| Input for this task |
_ _ _ _

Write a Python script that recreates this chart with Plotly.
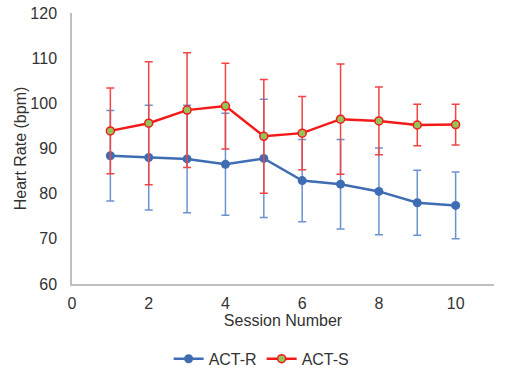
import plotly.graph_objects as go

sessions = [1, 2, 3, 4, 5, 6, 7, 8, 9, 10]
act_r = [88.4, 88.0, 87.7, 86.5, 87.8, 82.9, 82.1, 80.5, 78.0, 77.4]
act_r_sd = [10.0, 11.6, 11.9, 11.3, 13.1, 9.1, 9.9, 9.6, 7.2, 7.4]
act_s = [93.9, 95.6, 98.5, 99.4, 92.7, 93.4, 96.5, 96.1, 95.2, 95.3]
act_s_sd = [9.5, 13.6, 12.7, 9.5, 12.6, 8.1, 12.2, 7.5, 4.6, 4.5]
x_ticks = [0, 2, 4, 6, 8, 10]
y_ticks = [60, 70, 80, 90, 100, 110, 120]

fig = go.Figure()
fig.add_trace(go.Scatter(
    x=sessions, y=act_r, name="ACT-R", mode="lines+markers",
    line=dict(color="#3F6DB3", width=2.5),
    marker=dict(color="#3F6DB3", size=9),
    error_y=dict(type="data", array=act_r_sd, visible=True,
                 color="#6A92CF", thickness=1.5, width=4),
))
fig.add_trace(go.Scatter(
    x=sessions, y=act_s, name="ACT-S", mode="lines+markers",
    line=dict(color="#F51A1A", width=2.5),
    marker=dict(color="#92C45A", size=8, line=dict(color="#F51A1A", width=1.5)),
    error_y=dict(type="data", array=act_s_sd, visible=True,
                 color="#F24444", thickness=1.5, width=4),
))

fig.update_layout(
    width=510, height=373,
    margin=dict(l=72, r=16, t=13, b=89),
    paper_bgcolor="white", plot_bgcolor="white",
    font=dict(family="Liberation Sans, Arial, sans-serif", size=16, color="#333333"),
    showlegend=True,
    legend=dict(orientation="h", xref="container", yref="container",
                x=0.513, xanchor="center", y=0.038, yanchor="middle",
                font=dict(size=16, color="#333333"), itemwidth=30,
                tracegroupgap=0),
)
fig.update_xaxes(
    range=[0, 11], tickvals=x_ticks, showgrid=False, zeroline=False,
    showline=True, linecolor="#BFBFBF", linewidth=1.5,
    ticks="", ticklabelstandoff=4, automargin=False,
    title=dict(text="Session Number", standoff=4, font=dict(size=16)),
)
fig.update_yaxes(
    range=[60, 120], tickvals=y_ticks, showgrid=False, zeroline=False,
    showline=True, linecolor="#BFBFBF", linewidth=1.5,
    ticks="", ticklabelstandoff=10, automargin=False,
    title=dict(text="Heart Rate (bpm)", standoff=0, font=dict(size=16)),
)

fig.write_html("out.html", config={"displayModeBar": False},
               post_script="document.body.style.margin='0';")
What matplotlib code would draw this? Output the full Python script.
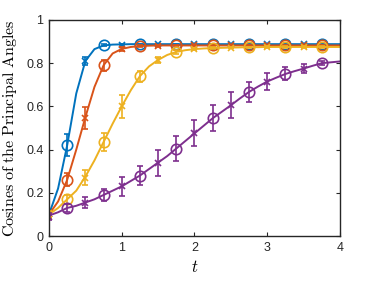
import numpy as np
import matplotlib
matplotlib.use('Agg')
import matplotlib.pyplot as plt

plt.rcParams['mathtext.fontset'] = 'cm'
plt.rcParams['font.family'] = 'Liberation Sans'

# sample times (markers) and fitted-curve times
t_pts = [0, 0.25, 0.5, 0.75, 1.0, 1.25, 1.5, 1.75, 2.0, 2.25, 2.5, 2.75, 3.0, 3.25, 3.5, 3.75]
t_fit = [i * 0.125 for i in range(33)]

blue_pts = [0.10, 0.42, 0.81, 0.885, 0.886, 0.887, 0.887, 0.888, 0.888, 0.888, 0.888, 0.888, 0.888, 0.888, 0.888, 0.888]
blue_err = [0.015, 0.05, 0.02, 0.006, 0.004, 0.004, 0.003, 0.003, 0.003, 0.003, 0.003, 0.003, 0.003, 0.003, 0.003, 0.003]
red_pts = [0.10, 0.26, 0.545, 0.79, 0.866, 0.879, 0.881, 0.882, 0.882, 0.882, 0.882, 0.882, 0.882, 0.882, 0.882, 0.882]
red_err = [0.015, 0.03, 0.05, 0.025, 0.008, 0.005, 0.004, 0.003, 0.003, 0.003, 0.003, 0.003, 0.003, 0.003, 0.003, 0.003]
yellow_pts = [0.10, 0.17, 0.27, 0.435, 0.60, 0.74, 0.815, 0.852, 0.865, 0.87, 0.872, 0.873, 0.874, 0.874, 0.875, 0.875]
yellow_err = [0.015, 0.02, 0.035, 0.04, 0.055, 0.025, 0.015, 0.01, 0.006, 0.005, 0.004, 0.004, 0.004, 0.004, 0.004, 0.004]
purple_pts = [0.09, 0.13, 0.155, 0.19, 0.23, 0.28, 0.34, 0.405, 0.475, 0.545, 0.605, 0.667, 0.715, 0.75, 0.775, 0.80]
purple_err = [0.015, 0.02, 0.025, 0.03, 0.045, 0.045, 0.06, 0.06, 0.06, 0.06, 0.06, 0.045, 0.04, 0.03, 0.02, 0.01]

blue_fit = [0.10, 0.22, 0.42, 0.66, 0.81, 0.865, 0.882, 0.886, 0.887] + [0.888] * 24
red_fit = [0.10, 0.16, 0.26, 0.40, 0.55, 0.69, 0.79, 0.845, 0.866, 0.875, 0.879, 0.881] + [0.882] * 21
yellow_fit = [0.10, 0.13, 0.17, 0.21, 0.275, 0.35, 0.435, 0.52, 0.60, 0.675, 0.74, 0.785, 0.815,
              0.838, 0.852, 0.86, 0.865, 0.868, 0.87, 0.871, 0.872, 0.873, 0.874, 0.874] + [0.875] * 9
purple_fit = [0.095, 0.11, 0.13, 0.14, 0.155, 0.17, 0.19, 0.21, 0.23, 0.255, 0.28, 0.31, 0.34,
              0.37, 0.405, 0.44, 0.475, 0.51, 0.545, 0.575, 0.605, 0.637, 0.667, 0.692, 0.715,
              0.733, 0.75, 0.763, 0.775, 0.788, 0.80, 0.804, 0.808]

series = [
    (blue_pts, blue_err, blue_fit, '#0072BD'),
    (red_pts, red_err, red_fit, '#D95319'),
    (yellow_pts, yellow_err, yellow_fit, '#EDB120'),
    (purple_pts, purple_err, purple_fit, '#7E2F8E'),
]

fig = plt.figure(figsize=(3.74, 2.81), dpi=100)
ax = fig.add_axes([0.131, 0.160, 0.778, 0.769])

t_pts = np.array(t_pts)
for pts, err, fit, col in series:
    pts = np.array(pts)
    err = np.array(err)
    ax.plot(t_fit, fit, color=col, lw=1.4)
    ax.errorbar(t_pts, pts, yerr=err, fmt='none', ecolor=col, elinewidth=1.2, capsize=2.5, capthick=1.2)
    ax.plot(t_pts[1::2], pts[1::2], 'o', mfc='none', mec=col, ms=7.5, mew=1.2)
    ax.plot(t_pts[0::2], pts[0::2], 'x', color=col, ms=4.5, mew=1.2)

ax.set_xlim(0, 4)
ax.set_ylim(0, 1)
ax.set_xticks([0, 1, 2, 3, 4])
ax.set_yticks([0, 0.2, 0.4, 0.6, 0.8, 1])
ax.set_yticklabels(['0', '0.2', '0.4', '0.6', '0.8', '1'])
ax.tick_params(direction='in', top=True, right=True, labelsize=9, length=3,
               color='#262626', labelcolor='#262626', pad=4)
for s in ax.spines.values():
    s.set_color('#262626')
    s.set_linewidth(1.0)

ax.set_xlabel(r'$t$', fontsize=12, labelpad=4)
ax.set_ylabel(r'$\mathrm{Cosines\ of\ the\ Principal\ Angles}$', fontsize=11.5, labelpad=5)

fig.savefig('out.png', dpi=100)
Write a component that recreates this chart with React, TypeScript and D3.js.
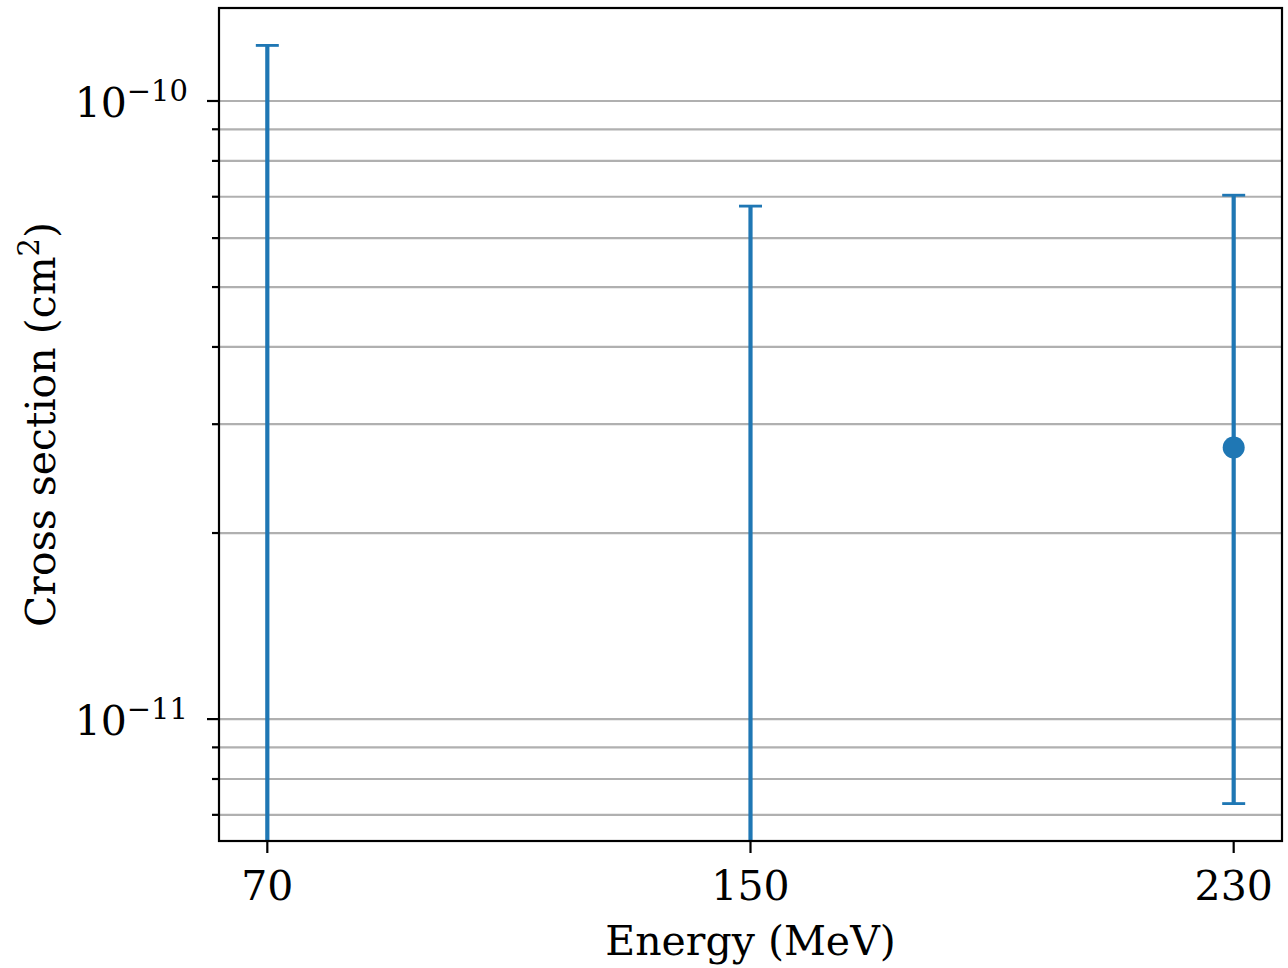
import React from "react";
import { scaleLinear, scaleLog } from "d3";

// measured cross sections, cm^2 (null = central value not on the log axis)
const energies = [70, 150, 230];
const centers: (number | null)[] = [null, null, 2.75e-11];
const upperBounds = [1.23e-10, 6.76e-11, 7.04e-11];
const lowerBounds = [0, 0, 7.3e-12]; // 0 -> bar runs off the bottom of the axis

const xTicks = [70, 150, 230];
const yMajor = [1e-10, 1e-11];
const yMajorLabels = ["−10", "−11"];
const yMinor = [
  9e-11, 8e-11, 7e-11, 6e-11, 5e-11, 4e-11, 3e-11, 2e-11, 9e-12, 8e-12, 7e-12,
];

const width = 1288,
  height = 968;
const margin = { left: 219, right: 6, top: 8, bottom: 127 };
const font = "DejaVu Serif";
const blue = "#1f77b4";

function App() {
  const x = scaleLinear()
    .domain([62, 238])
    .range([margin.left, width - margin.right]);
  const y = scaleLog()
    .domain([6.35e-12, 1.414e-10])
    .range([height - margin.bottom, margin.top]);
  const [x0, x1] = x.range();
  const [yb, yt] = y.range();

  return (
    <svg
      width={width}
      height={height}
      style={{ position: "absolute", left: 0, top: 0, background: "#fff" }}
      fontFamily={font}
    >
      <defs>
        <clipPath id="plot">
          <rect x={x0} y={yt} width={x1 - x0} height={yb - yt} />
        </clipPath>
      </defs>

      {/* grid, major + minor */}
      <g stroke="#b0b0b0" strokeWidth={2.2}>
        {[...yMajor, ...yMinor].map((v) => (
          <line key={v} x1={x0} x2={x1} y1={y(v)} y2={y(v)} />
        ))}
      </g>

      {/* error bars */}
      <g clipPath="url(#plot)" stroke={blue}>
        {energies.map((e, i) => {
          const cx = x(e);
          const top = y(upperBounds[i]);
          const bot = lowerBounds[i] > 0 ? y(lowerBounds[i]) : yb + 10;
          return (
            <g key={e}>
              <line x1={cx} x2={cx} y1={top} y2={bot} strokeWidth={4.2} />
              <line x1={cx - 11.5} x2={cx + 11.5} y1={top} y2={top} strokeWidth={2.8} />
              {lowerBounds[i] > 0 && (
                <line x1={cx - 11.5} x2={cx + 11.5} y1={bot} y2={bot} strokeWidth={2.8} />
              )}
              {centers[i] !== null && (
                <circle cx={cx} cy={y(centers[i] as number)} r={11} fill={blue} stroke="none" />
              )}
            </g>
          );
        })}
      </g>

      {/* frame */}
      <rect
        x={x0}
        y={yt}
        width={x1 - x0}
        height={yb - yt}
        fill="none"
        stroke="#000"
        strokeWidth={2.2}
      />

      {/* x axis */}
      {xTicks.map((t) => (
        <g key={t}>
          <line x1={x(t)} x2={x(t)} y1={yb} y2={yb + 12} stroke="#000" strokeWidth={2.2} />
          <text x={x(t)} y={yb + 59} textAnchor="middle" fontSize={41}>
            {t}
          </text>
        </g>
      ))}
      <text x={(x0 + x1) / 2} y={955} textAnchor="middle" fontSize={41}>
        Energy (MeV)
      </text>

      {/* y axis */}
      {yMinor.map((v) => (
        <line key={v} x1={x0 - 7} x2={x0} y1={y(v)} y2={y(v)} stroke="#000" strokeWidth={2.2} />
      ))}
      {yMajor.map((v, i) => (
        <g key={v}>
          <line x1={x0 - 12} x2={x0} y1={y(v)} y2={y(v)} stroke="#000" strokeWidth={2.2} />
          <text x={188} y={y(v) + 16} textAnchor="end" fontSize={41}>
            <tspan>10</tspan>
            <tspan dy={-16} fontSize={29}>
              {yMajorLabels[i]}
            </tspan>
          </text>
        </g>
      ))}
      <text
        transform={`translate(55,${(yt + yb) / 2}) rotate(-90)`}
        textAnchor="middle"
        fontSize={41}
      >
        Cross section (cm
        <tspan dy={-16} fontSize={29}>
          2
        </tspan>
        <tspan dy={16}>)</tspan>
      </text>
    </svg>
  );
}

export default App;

_ _ _ _

| Exercise aim |
Repeat exactly the part that opens with the line containing "What matplotlib code" and closes with the line containing "t_fit = [i * 0.125 for i in range(33)]". Include both end lines, and drop the pictures.

| Correct response |
What matplotlib code would draw this? Output the full Python script.
import numpy as np
import matplotlib
matplotlib.use('Agg')
import matplotlib.pyplot as plt

plt.rcParams['mathtext.fontset'] = 'cm'
plt.rcParams['font.family'] = 'Liberation Sans'

# sample times (markers) and fitted-curve times
t_pts = [0, 0.25, 0.5, 0.75, 1.0, 1.25, 1.5, 1.75, 2.0, 2.25, 2.5, 2.75, 3.0, 3.25, 3.5, 3.75]
t_fit = [i * 0.125 for i in range(33)]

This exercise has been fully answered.